Image Credit: Markus Bernet
According to thematic strategist Luke Templeman “A tax on remote workers has been needed for a long time, Covid has just made it (more) obvious.”
Templeman has said that “that remote workers were contributing less to the infrastructure of the economy whilst receiving its benefits”, by spending less on travel costs, lunch, clothing and socialisation. The pandemic has seen remote workers in the UK rise by 47 per cent and according to an international survey conducted by Deutsche Bank, a rise too in workers wanting to continue working from home. It’s not improbable that redistribution of capital needs to be re-examined in a new era of working from home, and perhaps this suggestion holds some merit.

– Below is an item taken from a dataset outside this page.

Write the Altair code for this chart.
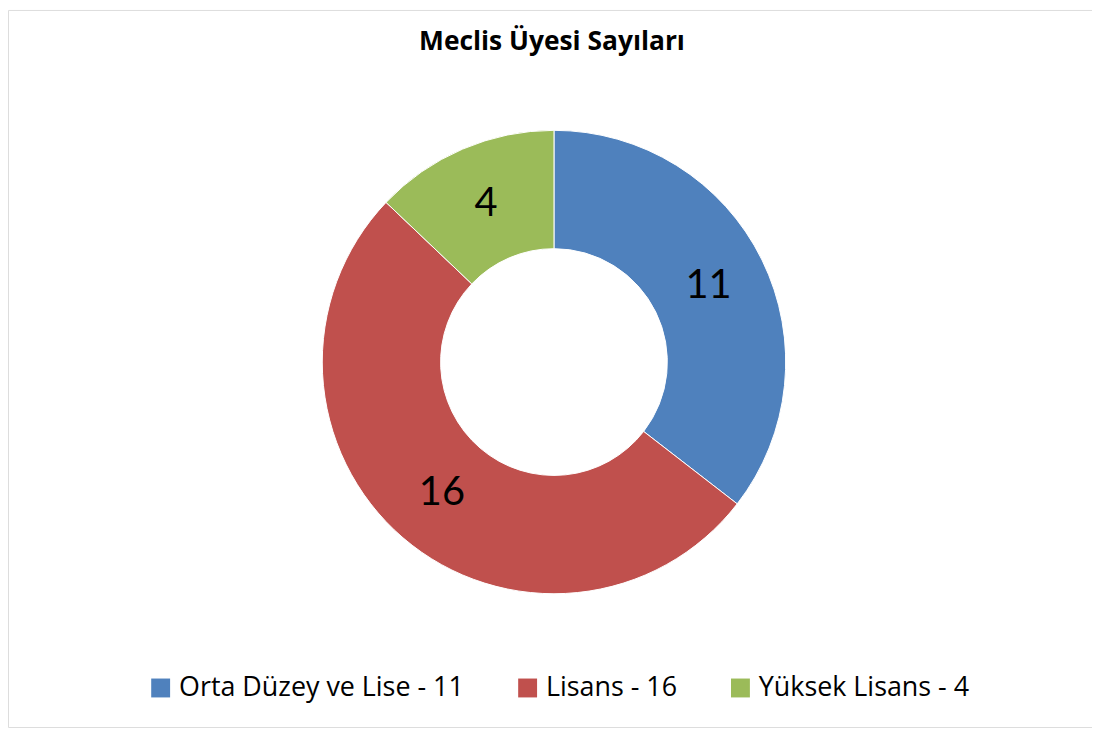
import altair as alt
import pandas as pd

title_text = "Meclis Üyesi Sayıları"
categories = ["Orta Düzey ve Lise", "Lisans", "Yüksek Lisans"]
values = [11, 16, 4]
colors = ["#4F81BD", "#C0504D", "#9BBB59"]

labels = [f"{c} - {v}" for c, v in zip(categories, values)]
df = pd.DataFrame({
    "category": categories,
    "value": values,
    "label": labels,
    "order": list(range(len(categories))),
})

W, H = 1090, 721
CX, CY = 549, 354

base = alt.Chart(df).encode(
    theta=alt.Theta("value:Q", stack=True),
    order=alt.Order("order:Q"),
)

arcs = base.mark_arc(outerRadius=233, innerRadius=114, stroke="white", strokeWidth=1).encode(
    x=alt.value(CX), y=alt.value(CY),
    color=alt.Color(
        "label:N",
        scale=alt.Scale(domain=labels, range=colors),
        sort=labels,
        legend=alt.Legend(
            title=None, orient="none", legendX=140, legendY=668,
            direction="horizontal", symbolType="square", symbolSize=361,
            symbolStrokeWidth=0, labelFontSize=27, labelFont="Open Sans",
            labelColor="black", columnPadding=50, labelOffset=5, labelLimit=0,
        ),
    ),
)

texts = base.mark_text(radius=173, fontSize=40, font="Lato", color="black").encode(
    x=alt.value(CX), y=alt.value(CY),
    text=alt.Text("value:Q"),
)

title = alt.Chart(pd.DataFrame({"t": [title_text]})).mark_text(
    fontSize=26.5, fontWeight="bold", font="Open Sans", color="black"
).encode(x=alt.value(CX - 2), y=alt.value(32), text="t:N")

chart = alt.layer(arcs, texts, title).properties(
    width=W, height=H, autosize=alt.AutoSizeParams(type="none"), padding=0,
).configure_view(stroke="#8C8C8C", strokeWidth=2).configure(background="white")

chart.save("out.html", embed_options={"renderer": "svg", "actions": False})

Economist Jan Schnellenbach seems to disagree: "While it's true that they don't have any commuting costs," he continued, "they have higher costs at home for, say, heating, electricity, printing paper and other office materials."
Templeman states that the taxes can be used to support those who have been displaced during the pandemic. The work-from-home tax would raise £6.9 billion, which would cover the cost of a £2,000 grant to 12 per cent of workers aged over 25 earning a minimum wage.
Theoretically this could help millions of people across the UK, who have been hit heavily by the pandemic. The pandemic has exposed many flaws within the current economic infrastructure, especially regarding jobs that have always been able to be remotely operated. Although Templeman has stated the eagerness of many individuals who want to continue working from home, there is also a willingness from companies themselves to continue this trend.
During the pandemic the top thirty-two largest companies have seen their profits soar; Amazon has reached a whopping $401 billion net worth. Workers have saved on travel costs, lunch and socializing but companies have generally needed to pay less on upkeep of workplace maintenance and costs, less on facilitating face to face interactions, and recent research shows productivity has increased.
Facebook released the concept of moving executives to 100 per cent remote work, which found the financial benefit of adjusting executive pay based on locality, a strategy which could save other larger companies millions of dollars that can be reinvested in future products and services.
On average, medium to large companies are benefiting from remote work, but taxing low income remote workers doesn’t seem to be the answer according to general reaction. During the pandemic the redistributive justice has been stretched as much as the government has allowed. The suggestion for higher taxes on workers doesn’t guarantee any political support, or any promise that the government will redistribute that capital accordingly.
Templeman states it can help those who are required to engage in face to face interactions like the NHS. But as we’ve seen during the pandemic, the call for a pay rise for NHS staff has only been met with a round of applause.
Some have speculated that this suggestion was made to socialise losses in the heavy investment of commercial real estate (including offices and work environments) made before the pandemic. The Washington Post recently posted an article detailing how banks have been struggling with mounting debts from commercial real estate investing, with delinquent payments rising by 10.5 per cent since the pandemic.
Deutsche Bank, Goldman Sachs and JPMorgan Chase have bundled about $550 billion worth of commercial mortgages into securities and sold them as investments to pension funds, life insurance companies and mutual funds. This bundling is often done as a high risk/ high reward strategy done at times of economic crisis. A 5 per cent tax on remote workers for the use of redistributing it to those who have been displaced allows them to have enough disposable income to feed back into the economy, and hopefully this can stimulate the economy enough to reduce the rate of delinquent payments on mortgages.
According to experts remote working is here to stay, so we need to rethink how labour and the economy relate to one another in a rapidly changing work environment. However, Deutsche Bank’s proposal seems to be absolutely ludicrous and goes against the legal requirements of how taxes work in most countries, in that they should be targeted towards people’s economic performance.
Only around a third of FTSE 100 firms have announced cuts to executive pay in response to the Covid-19 crisis – and most of the measures are superficial in nature. If we’re looking for a legal and conservative means of taxation, shouldn’t we be looking at those near the top of the ladder?